» Data for the task

- - -

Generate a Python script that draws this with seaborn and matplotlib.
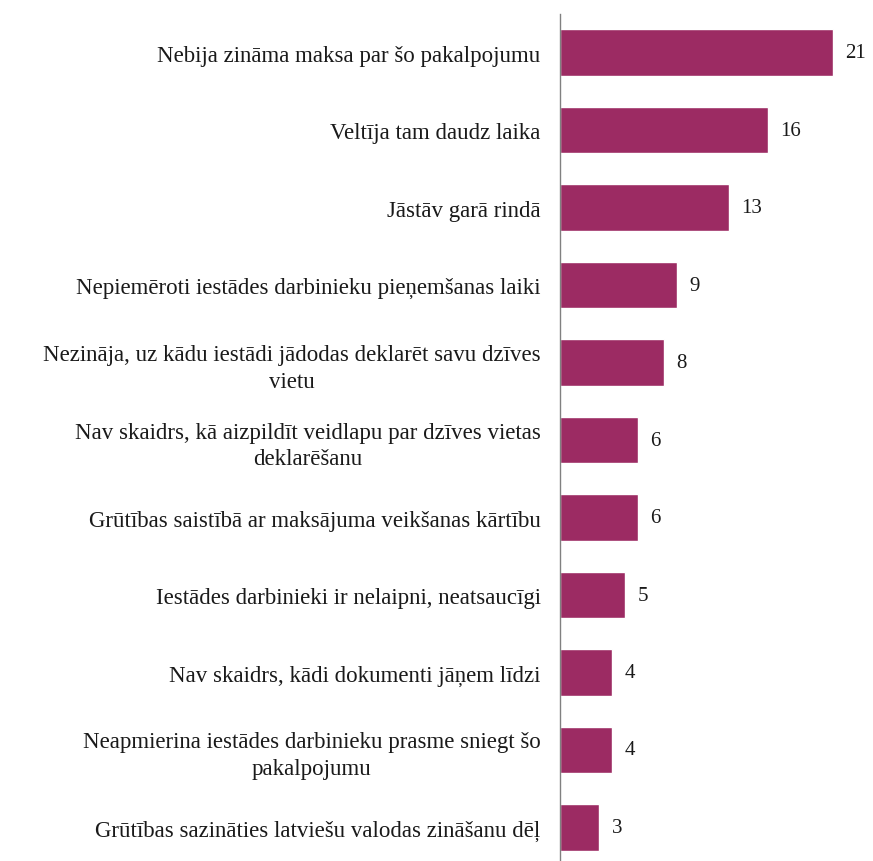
import matplotlib
matplotlib.use("Agg")
import matplotlib.pyplot as plt
import seaborn as sns
import pandas as pd
import numpy as np

categories = [
    "Nebija zināma maksa par šo pakalpojumu",
    "Veltīja tam daudz laika",
    "Jāstāv garā rindā",
    "Nepiemēroti iestādes darbinieku pieņemšanas laiki",
    "Nezināja, uz kādu iestādi jādodas deklarēt savu dzīves\nvietu",
    "Nav skaidrs, kā aizpildīt veidlapu par dzīves vietas\ndeklarēšanu",
    "Grūtības saistībā ar maksājuma veikšanas kārtību",
    "Iestādes darbinieki ir nelaipni, neatsaucīgi",
    "Nav skaidrs, kādi dokumenti jāņem līdzi",
    "Neapmierina iestādes darbinieku prasme sniegt šo\npakalpojumu",
    "Grūtības sazināties latviešu valodas zināšanu dēļ",
]
values = [21, 16, 13, 9, 8, 6, 6, 5, 4, 4, 3]

df = pd.DataFrame({"cat": categories, "val": values})

sns.set_theme(style="white")
plt.rcParams["font.family"] = ["Liberation Serif", "DejaVu Serif"]

fig = plt.figure(figsize=(8.73, 8.62), dpi=100)
ax = fig.add_axes([0.6415, -0.006, 0.3723, 0.9886])

bar_color = "#9C2B63"
sns.barplot(data=df, x="val", y="cat", orient="h", color=bar_color,
            width=0.6, saturation=1, ax=ax)

ax.set_xlim(0, 25)
ax.set_ylim(len(categories) - 0.5, -0.5)
ax.set_xlabel("")
ax.set_ylabel("")
ax.set_xticks([])

for s in ["top", "right", "bottom"]:
    ax.spines[s].set_visible(False)
ax.spines["left"].set_color("#808080")
ax.spines["left"].set_linewidth(1.0)

# category labels without major tick marks, separators as minor ticks
ax.set_yticks(range(len(categories)))
ax.set_yticklabels(categories, fontsize=16.5, color="#1a1a1a",
                   multialignment="center", linespacing=1.35)
ax.tick_params(axis="y", which="major", length=0, pad=14)
ax.set_yticks(np.arange(-0.5, len(categories), 1.0), minor=True)
ax.tick_params(axis="y", which="minor", length=5, width=1.0,
               color="#808080", direction="out")

for i, v in enumerate(values):
    ax.annotate(str(v), xy=(v, i), xytext=(9, 0), textcoords="offset points",
                va="center", ha="left", fontsize=15, color="#1a1a1a")

fig.savefig("out.png", dpi=100, facecolor="white")
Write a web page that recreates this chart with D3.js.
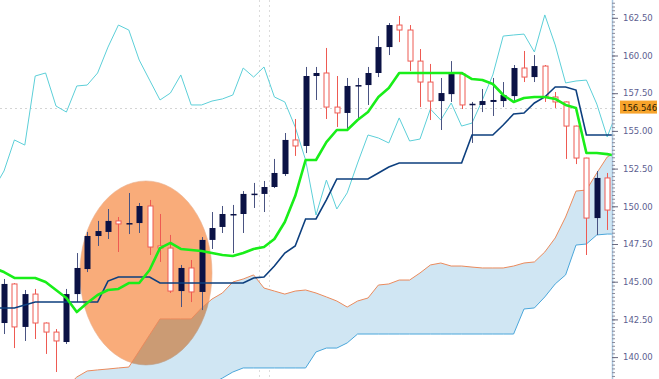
<!DOCTYPE html>
<html><head><meta charset="utf-8">
<script src="https://cdn.jsdelivr.net/npm/d3@7"></script>
<style>
html,body{margin:0;padding:0;background:#fff;}
svg{display:block;}
</style></head>
<body>
<svg id="chart" width="659" height="379"></svg>
<script>
// ---- data (USD/JPY style daily candles with Ichimoku lines) ----
const opens  = [142.26,144.85,142.00,144.18,142.26,141.66,141.00,144.18,145.84,148.03,148.30,149.03,148.83,148.89,150.02,147.37,147.23,144.38,145.91,144.32,147.77,148.63,149.42,149.49,150.80,150.82,151.28,152.14,154.40,154.00,158.64,158.84,156.58,156.19,157.98,158.04,158.84,160.56,162.02,161.69,159.63,158.24,156.98,157.44,158.77,156.72,156.72,156.92,156.98,157.31,159.17,158.57,159.30,157.25,156.92,155.32,153.20,149.22,151.88];
const highs  = [145.18,144.91,144.45,144.52,142.30,141.86,144.52,146.90,148.30,149.03,149.82,149.29,150.88,150.22,150.42,149.49,148.10,146.11,146.44,147.96,149.62,150.02,150.09,151.01,151.55,151.68,153.14,154.86,155.79,159.24,159.24,160.50,158.64,158.51,158.51,159.24,161.29,162.15,162.62,162.02,160.43,159.44,158.51,159.63,158.84,156.92,157.78,158.51,158.24,159.37,160.30,160.03,159.37,157.58,156.95,155.35,153.22,152.34,152.21];
const lows   = [141.53,140.60,141.07,141.20,140.21,139.01,140.87,143.65,145.64,147.37,147.83,146.97,148.16,148.23,146.77,146.31,144.25,143.32,143.65,143.12,147.17,148.23,146.90,148.23,149.89,149.62,151.21,152.01,153.34,153.53,157.05,155.79,155.26,155.06,155.72,156.72,158.57,160.03,160.89,158.97,156.58,155.72,155.06,156.92,156.45,154.20,156.25,155.99,156.58,156.98,158.24,158.24,156.92,156.52,153.14,152.80,146.77,148.10,148.43];
const closes = [144.85,142.00,144.18,142.26,141.66,141.07,144.18,145.91,148.03,148.36,149.03,148.83,148.89,150.02,147.30,147.23,144.38,145.91,144.32,147.77,148.56,149.49,149.49,150.82,150.84,151.28,152.21,154.40,154.00,158.64,158.84,156.58,156.19,157.98,158.04,158.84,160.56,162.02,161.69,159.63,158.24,156.98,157.51,158.77,156.72,156.80,156.98,157.05,157.38,159.17,158.57,159.30,157.25,156.92,155.32,153.20,149.22,151.88,149.75];

// indicator lines, first value sits one bar before the first candle
const lineStart = -1;
const tenkan  = [145.91,145.64,145.25,145.25,145.25,144.98,144.45,143.92,142.99,143.59,144.12,144.45,144.52,144.91,144.91,145.78,147.23,147.57,147.17,147.10,147.04,146.90,146.77,146.70,146.90,147.17,147.30,147.83,148.96,150.68,153.07,153.07,154.26,155.06,155.06,155.72,156.25,157.25,157.84,158.84,158.84,158.84,158.84,158.84,158.84,158.84,158.44,158.37,158.11,157.38,156.92,157.18,157.25,157.25,157.12,156.72,156.52,153.53,153.53,153.46,153.34];
const kijun   = [143.26,143.26,143.26,143.46,143.65,143.65,143.65,143.65,143.65,143.65,143.65,145.04,145.31,145.31,145.31,145.31,144.91,144.91,144.91,144.91,144.91,144.91,144.91,144.91,144.91,145.25,145.31,146.04,146.90,147.37,149.16,149.16,150.42,151.81,151.81,151.81,151.81,152.21,152.61,152.87,152.87,152.87,152.87,152.87,152.87,152.87,154.73,154.73,154.73,155.39,156.12,156.19,156.85,157.25,157.91,157.91,157.71,154.73,154.73,154.73,154.73];
const chikou  = [151.15,152.34,154.40,154.06,158.64,158.84,156.65,156.25,157.98,158.04,158.84,160.56,162.02,161.69,159.70,158.37,157.05,157.51,158.71,156.72,156.72,156.98,157.12,157.38,159.17,158.57,159.24,157.25,156.92,155.26,153.07,149.42,151.74,149.82,150.89,152.87,154.73,154.53,154.20,155.86,154.33,154.46,156.45,155.72,156.85,155.32,155.52,157.05,158.71,161.29,161.36,161.42,160.23,162.69,160.70,158.18,158.31,158.37,156.78,154.60,156.39];
const senkouA = [137.00,137.00,137.00,137.10,137.20,137.30,137.40,138.00,138.68,139.08,139.15,139.21,139.28,139.34,140.40,141.47,142.53,142.53,142.53,142.53,143.26,143.85,144.25,144.98,145.18,145.45,144.58,144.38,144.18,144.38,144.45,144.25,143.99,143.72,143.32,143.72,143.92,144.78,144.85,145.11,145.11,145.58,146.11,146.24,146.04,146.04,145.97,145.91,145.91,145.91,146.04,146.24,146.31,146.97,147.90,149.29,151.01,151.08,152.21,153.27,153.67];
const senkouB = [136.50,136.50,136.50,136.50,136.50,136.50,136.50,136.50,136.50,136.50,136.50,136.50,136.50,136.50,136.50,136.50,136.50,136.50,136.50,136.50,137.83,138.22,138.61,139.01,139.28,139.28,139.28,139.28,139.28,139.28,139.28,140.34,140.60,140.60,140.94,141.53,141.53,141.53,141.53,141.53,141.53,141.53,141.53,141.53,141.53,141.53,141.53,141.53,141.53,141.53,141.53,143.19,143.26,143.99,144.85,145.45,147.43,147.50,148.10,148.16,148.16];

const yTicks = [140.00,142.50,145.00,147.50,150.00,152.50,155.00,157.50,160.00,162.50];
const lastPrice = 156.546;
const cursorBars = [24.5, 25.5];
// highlighted zone (ellipse) in bar / price units
const zone = {bar: 13.65, price: 145.58, rBars: 6.35, rPrice: 6.1};

// ---- layout ----
const W = 659, H = 379, plotW = 612;
const svg = d3.select("#chart");
const x = d3.scaleLinear().domain([0, 58]).range([4, 607.2]);
const y = d3.scaleLinear().domain([140, 162.5]).range([357.1, 17.8]);

const defs = svg.append("defs");
defs.append("clipPath").attr("id","clip").append("rect").attr("x",0).attr("y",0).attr("width",plotW).attr("height",H);

const plot = svg.append("g").attr("clip-path","url(#clip)");

const lineData = arr => arr.map((v,i)=>({i:i+lineStart, v}));

// cursor/grid dotted lines
plot.append("line").attr("x1",0).attr("x2",plotW).attr("y1",Math.round(y(lastPrice))+0.5).attr("y2",Math.round(y(lastPrice))+0.5)
  .attr("stroke","#d4d4d4").attr("stroke-dasharray","2,3");
cursorBars.forEach(b=>{
  const xx = Math.round(x(b))+0.5;
  plot.append("line").attr("x1",xx).attr("x2",xx).attr("y1",0).attr("y2",H)
    .attr("stroke","#dcdcdc").attr("stroke-dasharray","2,3");
});

// cloud fill
const cloud = senkouA.map((a,i)=>({i:i+lineStart, a, b:senkouB[i]}));
plot.append("path").datum(cloud)
  .attr("d", d3.area().x(d=>x(d.i)).y0(d=>y(d.b)).y1(d=>y(d.a)))
  .attr("fill","#d0e6f3");

// highlighted ellipse
plot.append("ellipse")
  .attr("cx", x(zone.bar)).attr("cy", y(zone.price))
  .attr("rx", x(zone.bar+zone.rBars)-x(zone.bar))
  .attr("ry", y(zone.price-zone.rPrice)-y(zone.price))
  .attr("fill","#f9ac7a").attr("stroke","#e8b090").attr("stroke-width",0.6)
  .style("mix-blend-mode","multiply");

const ln = d3.line().x(d=>x(d.i)).y(d=>y(d.v));
plot.append("path").datum(lineData(senkouA)).attr("d",ln).attr("fill","none").attr("stroke","#ea8a5c").attr("stroke-width",1);
plot.append("path").datum(lineData(senkouB)).attr("d",ln).attr("fill","none").attr("stroke","#4aa6da").attr("stroke-width",1);
plot.append("path").datum(lineData(chikou)).attr("d",ln).attr("fill","none").attr("stroke","#5ccfd8").attr("stroke-width",1);

// candles
const bars = d3.range(opens.length).map(i=>({i,o:opens[i],h:highs[i],l:lows[i],c:closes[i]}));
const bw = 6;
const cg = plot.append("g");
bars.forEach(d=>{
  const up = d.c >= d.o;
  const cx = Math.round(x(d.i));
  const top = y(Math.max(d.o,d.c)), bot = y(Math.min(d.o,d.c));
  if (up) {
    cg.append("line").attr("x1",cx+0.5).attr("x2",cx+0.5).attr("y1",y(d.h)).attr("y2",y(d.l)).attr("stroke","#4a5482").attr("stroke-width",1);
    cg.append("rect").attr("x",cx-bw/2+0.5).attr("y",top).attr("width",bw).attr("height",Math.max(1.5,bot-top)).attr("fill","#0b1245");
  } else {
    cg.append("line").attr("x1",cx+0.5).attr("x2",cx+0.5).attr("y1",y(d.h)).attr("y2",top).attr("stroke","#ee5a52").attr("stroke-width",1);
    cg.append("line").attr("x1",cx+0.5).attr("x2",cx+0.5).attr("y1",bot).attr("y2",y(d.l)).attr("stroke","#ee5a52").attr("stroke-width",1);
    cg.append("rect").attr("x",cx-bw/2+1).attr("y",top).attr("width",bw-1).attr("height",Math.max(1,bot-top)).attr("fill","#fff").attr("stroke","#ee5a52").attr("stroke-width",1);
  }
});

plot.append("path").datum(lineData(kijun)).attr("d",ln).attr("fill","none").attr("stroke","#0d3f7e").attr("stroke-width",1.6);
plot.append("path").datum(lineData(tenkan)).attr("d",ln).attr("fill","none").attr("stroke","#19ee19").attr("stroke-width",2.6).attr("stroke-linejoin","round");

// ---- right price axis ----
const axG = svg.append("g").attr("transform",`translate(${plotW},0)`);
axG.append("line").attr("x1",0.5).attr("x2",0.5).attr("y1",0).attr("y2",H).attr("stroke","#a9c6e0").attr("stroke-width",1.5);
const minor = d3.range(137.5, 165.01, 0.25);
axG.append("g").call(d3.axisRight(y).tickValues(minor).tickSize(3).tickFormat(""))
  .call(g=>g.select(".domain").remove())
  .call(g=>g.selectAll("line").attr("stroke","#8a8a9a"));
axG.append("g").call(d3.axisRight(y).tickValues(yTicks).tickSize(6).tickPadding(5).tickFormat(d3.format(".2f")))
  .call(g=>g.select(".domain").remove())
  .call(g=>g.selectAll("line").attr("stroke","#6a6a80"))
  .call(g=>g.selectAll("text").attr("fill","#5d6090").attr("font-family","'DejaVu Sans', Verdana, sans-serif").attr("font-size","8.5px"));

// last price tag
const py = y(lastPrice);
axG.append("rect").attr("x",8).attr("y",py-7).attr("width",37).attr("height",13).attr("fill","#f7a42c");
axG.append("text").attr("x",10).attr("y",py).attr("dy","0.35em").attr("fill","#2a1a00")
  .attr("font-family","'DejaVu Sans', Verdana, sans-serif").attr("font-size","8.5px").text(d3.format(".3f")(lastPrice));
</script>
</body></html>
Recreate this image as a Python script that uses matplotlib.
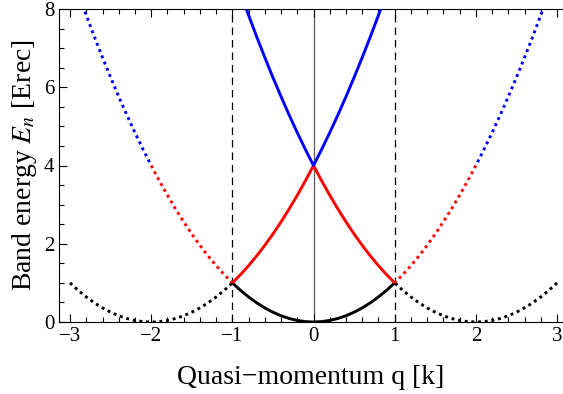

- - -

» Written instruction
Transcribe exactly, with no pictures, the lines running from the first line of the material through the line holding "import numpy as np".

» Correct answer
Generate a Python script that draws this with seaborn and matplotlib.
import matplotlib
matplotlib.use("Agg")
import matplotlib.pyplot as plt
import seaborn as sns
import pandas as pd
import numpy as np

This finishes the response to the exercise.